Brynne is related to Welsh bryn, meaning hill or mound.
Brynne is an elegantly spare name drawn from the Welsh landscape itself. It derives from the Welsh word "bryn," meaning hill — one of those geographical terms so woven into the Celtic languages that it appears constantly in Welsh place names: Brynmawr, Brynmenyn, hundreds of hills named and renamed across the rain-green valleys of Wales. To name a child Bryn or Brynne is, in a sense, to name her after the land, after that quality of rising above and looking out from elevation.
There is a nobility in this etymology that does not depend on aristocratic pedigree but on the older, more democratic grandeur of topography. The spelling "Brynne" — with the added "e" — is predominantly an American and Canadian development, a feminizing flourish added to the more traditionally unisex Welsh original. In Wales itself, Bryn is used for both boys and girls and carries its geographical meaning without any gendered connotation.

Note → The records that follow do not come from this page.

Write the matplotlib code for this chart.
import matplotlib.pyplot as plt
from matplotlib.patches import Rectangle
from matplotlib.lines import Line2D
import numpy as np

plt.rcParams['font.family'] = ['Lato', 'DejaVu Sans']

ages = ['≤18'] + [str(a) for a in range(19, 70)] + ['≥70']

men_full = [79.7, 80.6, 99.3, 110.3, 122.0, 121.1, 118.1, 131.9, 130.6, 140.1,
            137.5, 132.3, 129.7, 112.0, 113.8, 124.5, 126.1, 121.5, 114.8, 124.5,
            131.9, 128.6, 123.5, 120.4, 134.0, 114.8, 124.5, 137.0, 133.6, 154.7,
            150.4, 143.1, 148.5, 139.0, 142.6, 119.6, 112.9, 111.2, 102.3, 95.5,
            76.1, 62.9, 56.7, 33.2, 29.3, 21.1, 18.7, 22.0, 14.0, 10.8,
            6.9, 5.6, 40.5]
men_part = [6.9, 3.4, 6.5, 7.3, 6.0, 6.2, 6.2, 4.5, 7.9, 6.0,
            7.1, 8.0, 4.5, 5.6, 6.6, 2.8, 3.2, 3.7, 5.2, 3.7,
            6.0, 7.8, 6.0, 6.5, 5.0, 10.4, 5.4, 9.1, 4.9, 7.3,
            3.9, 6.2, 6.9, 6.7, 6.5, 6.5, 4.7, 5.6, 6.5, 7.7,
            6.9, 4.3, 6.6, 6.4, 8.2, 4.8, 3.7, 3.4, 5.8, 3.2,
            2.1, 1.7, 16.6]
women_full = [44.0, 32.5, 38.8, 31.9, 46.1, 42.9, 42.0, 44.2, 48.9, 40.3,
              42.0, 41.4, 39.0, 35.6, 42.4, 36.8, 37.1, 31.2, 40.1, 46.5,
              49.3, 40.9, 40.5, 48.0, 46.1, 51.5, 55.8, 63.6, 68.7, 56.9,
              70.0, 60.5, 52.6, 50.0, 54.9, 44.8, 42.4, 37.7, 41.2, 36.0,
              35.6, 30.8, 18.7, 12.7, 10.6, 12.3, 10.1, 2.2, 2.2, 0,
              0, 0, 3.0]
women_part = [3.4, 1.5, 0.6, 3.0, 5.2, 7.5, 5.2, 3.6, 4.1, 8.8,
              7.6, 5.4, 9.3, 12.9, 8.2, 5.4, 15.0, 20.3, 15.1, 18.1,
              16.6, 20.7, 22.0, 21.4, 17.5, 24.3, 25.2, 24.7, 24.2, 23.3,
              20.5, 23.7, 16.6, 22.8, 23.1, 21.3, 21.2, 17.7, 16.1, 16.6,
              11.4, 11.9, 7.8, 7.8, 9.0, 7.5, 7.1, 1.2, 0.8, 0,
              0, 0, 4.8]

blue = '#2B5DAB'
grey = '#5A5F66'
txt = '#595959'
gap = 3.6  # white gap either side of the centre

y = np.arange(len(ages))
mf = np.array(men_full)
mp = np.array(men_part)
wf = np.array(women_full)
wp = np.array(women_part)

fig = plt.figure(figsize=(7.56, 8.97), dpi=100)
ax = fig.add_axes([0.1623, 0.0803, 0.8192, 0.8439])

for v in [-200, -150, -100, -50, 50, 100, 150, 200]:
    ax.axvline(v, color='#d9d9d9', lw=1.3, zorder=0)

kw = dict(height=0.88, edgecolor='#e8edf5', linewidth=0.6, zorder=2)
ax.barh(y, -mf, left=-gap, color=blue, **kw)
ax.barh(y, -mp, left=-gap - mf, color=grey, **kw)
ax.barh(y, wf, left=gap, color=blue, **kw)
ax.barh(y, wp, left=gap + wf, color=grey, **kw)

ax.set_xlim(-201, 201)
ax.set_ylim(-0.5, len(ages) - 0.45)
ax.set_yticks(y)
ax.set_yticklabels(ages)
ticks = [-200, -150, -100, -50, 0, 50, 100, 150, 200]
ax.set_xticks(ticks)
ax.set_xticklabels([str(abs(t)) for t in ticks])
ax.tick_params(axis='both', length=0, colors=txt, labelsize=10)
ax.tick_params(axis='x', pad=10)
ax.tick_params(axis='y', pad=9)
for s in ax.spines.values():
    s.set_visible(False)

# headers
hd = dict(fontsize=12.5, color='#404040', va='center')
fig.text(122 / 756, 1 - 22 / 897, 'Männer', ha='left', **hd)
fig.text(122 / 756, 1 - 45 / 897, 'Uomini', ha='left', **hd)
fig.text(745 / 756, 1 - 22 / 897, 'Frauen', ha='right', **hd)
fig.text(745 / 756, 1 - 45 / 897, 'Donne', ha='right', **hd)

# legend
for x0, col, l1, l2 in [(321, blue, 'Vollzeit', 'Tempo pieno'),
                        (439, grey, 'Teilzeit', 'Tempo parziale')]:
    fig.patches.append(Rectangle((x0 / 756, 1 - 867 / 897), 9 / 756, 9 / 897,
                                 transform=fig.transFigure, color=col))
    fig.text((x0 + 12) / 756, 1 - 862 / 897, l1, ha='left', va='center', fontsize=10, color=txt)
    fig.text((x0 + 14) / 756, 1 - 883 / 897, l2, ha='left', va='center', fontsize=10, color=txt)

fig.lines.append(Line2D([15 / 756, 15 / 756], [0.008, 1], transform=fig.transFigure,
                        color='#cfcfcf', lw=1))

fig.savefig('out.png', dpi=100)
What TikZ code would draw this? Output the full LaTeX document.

The double-n spelling that sometimes appears is a way of hinting at that Welsh phonology, where double consonants signal a specific vowel quality. Literary and cultural associations are pleasingly quiet for this name — it has not been heavily colonized by any single famous bearer or fictional character, which means it arrives in a child's life relatively free of pre-loaded associations. It gained modest traction in North America during the 1990s and 2000s as Welsh and Celtic names enjoyed a broader revival. Today it reads as quietly sophisticated: short, strong, distinctly feminine in its dressed-up American spelling, and connected to something ancient and elemental.